Definition: A weak order $\succeq$ on $X=\prod_{i=1}^NX_i$ has an ordinally separable representation if there exists $u_i: X\rightarrow \mathbb{R}$ and $W:\prod_{i=1}^Nu_i(X_i)\rightarrow \mathbb{R}$ strictly increasing in each coordinate such that \begin{equation} U(x_1,...,x_N)=W(u_1(x_1),...,u_N(x_N)) \end{equation} represents $\succeq$.

Definition: Given a weak order $\succeq$, an index $i\in I$ is separable if for all $x,y,z,z'\in X$, $x_iz\succeq y_iz\iff x_iz'\succeq y_iz'$, where $x_iz$ means $x_i$ in the i-coordinate of a vector $x\in X$ and z otherwise. A weak order satisfies singleton separability if all $i\in I$ are separable.

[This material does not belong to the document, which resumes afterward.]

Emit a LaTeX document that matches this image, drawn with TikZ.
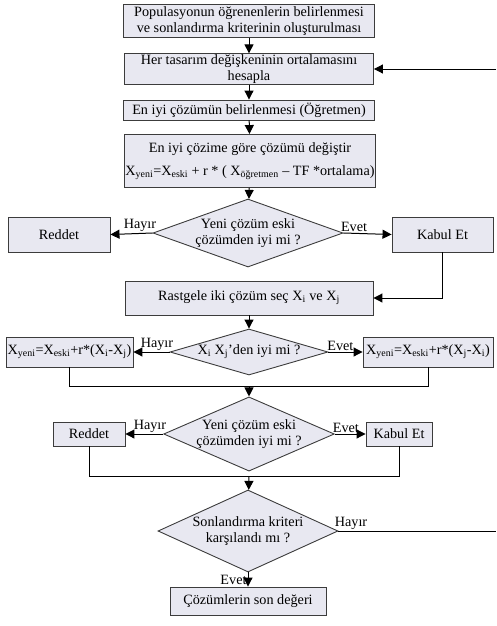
\documentclass[tikz,border=0pt]{standalone}
\usepackage{fontspec}
\setmainfont{Liberation Serif}
\usetikzlibrary{arrows.meta,shapes.geometric,positioning}
\definecolor{boxfill}{RGB}{232,232,241}
\definecolor{edgegray}{RGB}{60,60,60}

\begin{document}
\begin{tikzpicture}[
  x=1pt,y=-1pt,
  font=\fontsize{14.2}{15.5}\selectfont,
  >={Triangle[length=9pt,width=9pt]},
  block/.style={draw=edgegray,line width=.9pt,fill=boxfill,align=center,inner sep=1pt},
  decision/.style={diamond,draw=edgegray,line width=.9pt,fill=boxfill,align=center,inner sep=0pt},
  line/.style={->,line width=1pt,black},
  plainline/.style={line width=1pt,black},
  tag/.style={inner sep=1pt}
]
\useasboundingbox (0,0) rectangle (496,626);

% Initial steps of the teaching phase.
\node[block,minimum width=251pt,minimum height=33pt] (pop) at (249,21)
  {Populasyonun öğrenenlerin belirlenmesi\\ve sonlandırma kriterinin oluşturulması};
\node[block,minimum width=249pt,minimum height=30pt] (ort) at (249,69)
  {Her tasarım değişkeninin ortalamasını\\hesapla};
\node[block,minimum width=251pt,minimum height=20pt] (ogr) at (249,110)
  {En iyi çözümün belirlenmesi (Öğretmen)};
\node[block,minimum width=250pt,minimum height=53pt] (deg) at (250,161)
  {En iyi çözime göre çözümü değiştir\\[7pt]
   X\textsubscript{yeni}=X\textsubscript{eski} + r * ( X\textsubscript{öğretmen} – TF *ortalama)};
\draw[line] (pop) -- (ort);
\draw[line] (ort) -- (ogr);
\draw[line] (ogr) -- (deg);

% First acceptance test.
\node[decision,shape aspect=2.8,minimum width=190pt,minimum height=68pt] (d1) at (248,233)
  {Yeni çözüm eski\\çözümden iyi mi ?};
\node[block,minimum width=102pt,minimum height=35pt] (red1) at (59,234.5) {Reddet};
\node[block,minimum width=101pt,minimum height=35pt] (kab1) at (442.5,234.5) {Kabul Et};
\draw[line] (deg) -- (d1);
\draw[line] (d1.west) -- node[tag,above,pos=.3] {Hayır} (red1.east);
\draw[line] (d1.east) -- node[tag,above,pos=.22] {Evet} (kab1.west);

% Learner phase.
\node[block,minimum width=248pt,minimum height=34pt] (rast) at (249,298)
  {Rastgele iki çözüm seç X\textsubscript{i} ve X\textsubscript{j}};
\draw[line] (kab1.south) |- (rast.east);
\node[decision,shape aspect=3.4,minimum width=158pt,minimum height=46pt,inner sep=-3pt] (d2) at (249,352)
  {X\textsubscript{i} X\textsubscript{j}’den iyi mi ?};
\node[block,minimum width=127pt,minimum height=30pt] (xl) at (69.5,352)
  {X\textsubscript{yeni}=X\textsubscript{eski}+r*(X\textsubscript{i}-X\textsubscript{j})};
\node[block,minimum width=130pt,minimum height=30pt] (xr) at (428,352)
  {X\textsubscript{yeni}=X\textsubscript{eski}+r*(X\textsubscript{j}-X\textsubscript{i})};
\draw[line] (rast) -- (d2);
\draw[line] (d2.west) -- node[tag,above,pos=.35] {Hayır} (xl.east);
\draw[line] (d2.east) -- node[tag,above,pos=.35] {Evet} (xr.west);
\coordinate (m2) at (249,386);
\draw[plainline] (xl.south) |- (m2);
\draw[plainline] (xr.south) |- (m2);

% Second acceptance test.
\node[decision,shape aspect=2.3,minimum width=168pt,minimum height=74pt] (d3) at (249,434)
  {Yeni çözüm eski\\çözümden iyi mi ?};
\node[block,minimum width=72pt,minimum height=24pt] (red2) at (89,434) {Reddet};
\node[block,minimum width=66pt,minimum height=24pt] (kab2) at (399,434) {Kabul Et};
\draw[line] (m2) -- (d3);
\draw[line] (d3.west) -- node[tag,above,pos=.35] {Hayır} (red2.east);
\draw[line] (d3.east) -- node[tag,above,pos=.36] {Evet} (kab2.west);
\coordinate (m3) at (249,476);
\draw[plainline] (red2.south) |- (m3);
\draw[plainline] (kab2.south) |- (m3);

% Stopping criterion and loop back.
\node[decision,shape aspect=2.2,minimum width=180pt,minimum height=82pt] (d4) at (248,531)
  {Sonlandırma kriteri\\karşılandı mı ?};
\node[block,minimum width=156pt,minimum height=28pt] (son) at (248,601)
  {Çözümlerin son değeri};
\draw[line] (m3) -- (d4);
\draw[line] (d4) -- node[tag,left] {Evet} (son);
\coordinate (back1) at (496,69);
\coordinate (back2) at (496,531);
\draw[plainline] (d4.east) -- node[tag,above,pos=.08] {Hayır} (back2);
\draw[line] (back1) -- (ort.east);
\end{tikzpicture}
\end{document}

In Decision Theory by Tomasz Strzalecki chapter 3,, there is the following theorem without proof:

Theorem: Suppose that $\succeq$ is a weak order on $X=\prod_{i=1}^NX_i$. The ordering $\succeq$ satisfies singleton separability and continuity if and only if it is has an ordinally separable representation with continuous functions $u_i$ and $W$.

He claims that the proof is quite hard. Does anyone know how to prove this or have a reference?

Remark: The assumption that $X_i$ is separable, compact and Banach is not essential here, but let's just make the spaces $X_i$ as nice as possible for the time being.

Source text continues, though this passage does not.